# Pelzerhaken Brandungsangeln



## vn15se (27. November 2011)

Hallo,

ich würde mich freuen wenn ihr mir tips geben könnt zum brandungsangeln  strandhäuser am leuchtturm, wenn es geht direkt davor, da ich weichnachten und silvester dort verbringen werde.
da ich selten zum fischen komme wäre ich über fängige tips an der stelle sehr dankbar.

liebe grüße an alle


----------



## maki1980 (28. November 2011)

*AW: Pelzerhaken Brandungsangeln*

Hi,

direkt vor den Häusern ist das Brandungsangeln nicht wirklich zu Empfehlen (meiner Meinung nach) Der Surferstrand liegt davor und hier hast du sehr flaches Wasser. Eine gute Stelle ist das Ende der Bucht. Hier steht auch ein Holzpavillon am Strand unter dem Mann ein wenig Deckung vor Regen hat. Ansonsten würde ich ein paar Kilometer in Richtung Neustadt fahren und auf Höhe der Campingplätze mein Glück versuchen. Hier geht es relativ schnell auf Tiefe und außerdem hast du einen schönen Tigergrund. Somit gute Chancen auf Dorsch, Plattfisch und Mefo.

Gruß
Daniel


----------



## vn15se (30. November 2011)

*AW: Pelzerhaken Brandungsangeln*

hallo daniel,

erst einmal recht vielen dank, ist es dir vielleicht möglich die stelle genauer zu definieren?

gruß
            detlef


----------



## maki1980 (1. Dezember 2011)

*AW: Pelzerhaken Brandungsangeln*

Den roten Bereich würde ich auf Grund der nicht vorhandenen Tiefe und des Sandbodens meiden. Im grünen Bereich war ich bereits häufiger Erfolgreich.


----------



## vn15se (1. Dezember 2011)

*AW: Pelzerhaken Brandungsangeln*

man daniel du bist ja spitze,

vielleicht sieht man sich ja mal über weihnachten.
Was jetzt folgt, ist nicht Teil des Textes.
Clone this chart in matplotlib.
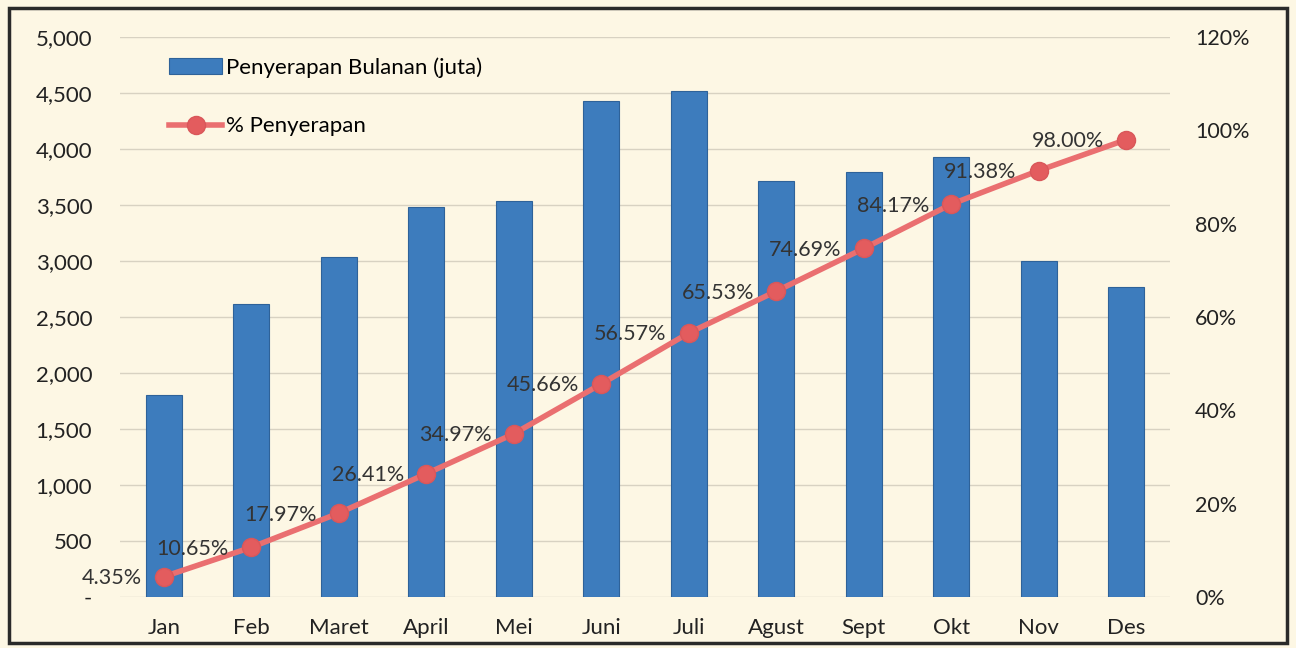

würdest du mir auch verraten was du da womit gefangen hast?

Reicht eigentlich mein fischerreischein dort oder muß man da auch wieder was für die fische im meer berappen?

gruß
detlef


----------



## maki1980 (2. Dezember 2011)

*AW: Pelzerhaken Brandungsangeln*

Hi Detlef,

wenn du über Weihnachten dort bist benötigst du nur den gültigen Fischereischein. Hauptfisch zu der Jahreszeit ist Dorsch und Platte mit Wattwurm und der üblichen Grundmontage. Im Sommer wäre hier an der Spitze der Bucht noch ein guter Platz für Aal. Wattwürmer und Angelgerät kannst du direkt in Neustadt kaufen.

Gruß
Daniel


----------



## petripohl (2. Dezember 2011)

*AW: Pelzerhaken Brandungsangeln*



maki1980 schrieb:


> Hi Detlef,
> 
> wenn du über Weihnachten dort bist benötigst du nur den gültigen Fischereischein. Hauptfisch zu der Jahreszeit ist Dorsch und Platte mit Wattwurm und der üblichen Grundmontage. Im Sommer wäre hier an der Spitze der Bucht noch ein guter Platz für Aal. Wattwürmer und Angelgerät kannst du direkt in Neustadt kaufen.
> 
> ...



OK hier weis offensichtlich jemand schon genaueres zum neuen Fischereigesetz in SH. Gibts da Details oder ne Quelle?

Gruß aus Hamburg
Malte

Detlef aus welchem Bundesland ist dein Schein..?. habe ich nicht gelesen oder überlesen.


----------



## maki1980 (2. Dezember 2011)

*AW: Pelzerhaken Brandungsangeln*

Hi Malte,

leider weiß ich auch nichts genaueres als hier bereits im Forum beschrieben. Da Detlef aber zwischen Weihnachten und Silvester an der Küste ist, gehe ich davon aus das er im neuem Jahr nicht mehr zum Angeln ans Waser geht. Daher reicht er normale Schein aus.
Sollte er in 2012 an die Küste wollen, hat er ein noch nicht ausreichend geklärtes Problem. Gehe aber mal davon aus, dass hier solange es keine geklärte Grundlage zu dem Umgang mit der Abgabe beschlossen ist, eine Prüfung dieser Abgabe wohl keine rechtlichen Folgen hat. (ACHTUNG, NUR MEIN GEDANKENGANG).

Gruß
Daniel


----------



## vn15se (2. Dezember 2011)

*AW: Pelzerhaken Brandungsangeln*

hallo,

aus nrw

gruß
       detlef


----------



## petripohl (2. Dezember 2011)

*AW: Pelzerhaken Brandungsangeln*



maki1980 schrieb:


> Hi Malte,
> 
> leider weiß ich auch nichts genaueres als hier bereits im Forum beschrieben. Da Detlef aber zwischen Weihnachten und Silvester an der Küste ist, gehe ich davon aus das er im neuem Jahr nicht mehr zum Angeln ans Waser geht. Daher reicht er normale Schein aus.
> Sollte er in 2012 an die Küste wollen, hat er ein noch nicht ausreichend geklärtes Problem. Gehe aber mal davon aus, dass hier solange es keine geklärte Grundlage zu dem Umgang mit der Abgabe beschlossen ist, eine Prüfung dieser Abgabe wohl keine rechtlichen Folgen hat. (ACHTUNG, NUR MEIN GEDANKENGANG).
> ...



Hallo Daniel,
ist es denn sicher das wir in 2011 keine Gebühr entrichten müssen??? Ich gebe zu es klingt unwahrscheinlich das die Herren Bürokraten dieses Jahr noch ne Durchführungsverordnung auf Reihe bekommen aber Sicher sein kann man sich da doch nicht. Oder?
Gruß Malte


----------